The offences put a stain on the historic station where Robin’s late father, Charlie Yeeda, was born in 1930 and started a lifetime of droving cattle in the Kimberley.

Lamboo has been run by members of the Yeeda family since Robin took on the lease in 1997.

Five years later, he was officially appointed manager and the family formed Ngunjiwirri Aboriginal Corporation to ramp up pastoral activity at the property.

In recent years, Lamboo has been lauded as a model for other Indigenous rural pastoral enterprises — running 2500 head of Brahman cross cattle for live export.

The pastoral enterprise was acclaimed by the State Government when it held the first low-stress stock handling workshop on an Indigenous cattle station in the Kimberley in 2018.

It is understood Robin left the property some time during the past 18 months and now lives in Broome.
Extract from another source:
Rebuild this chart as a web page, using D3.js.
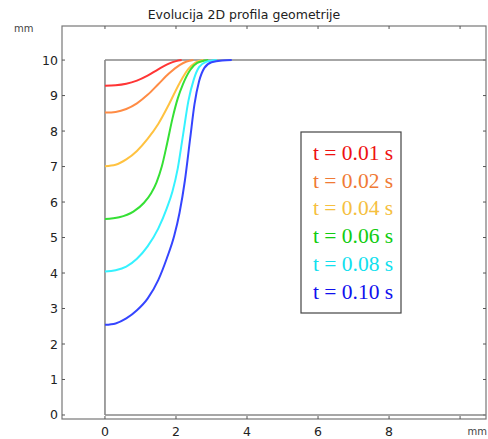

His niece — WA Rural woman of the year 2017 winner Darrylin Gordon — is now in charge of the station.

Two thirds of the property has been leased to well-known Kimberley pastoralists Haydn and Jane Sale’s business Yougawalla Services for the past five years.

The Yeeda name is synonymous with the pastoral industry, with one of Robin’s other brothers, Cyril, arguably the most well known Indigenous pastoralist in WA.

Robin will be sentenced in the District Court in Kununurra on May 5.

Separately, he is also facing a single charge for unlawful and indecent assault and will face Halls Creek Magistrate’s Court on June 9.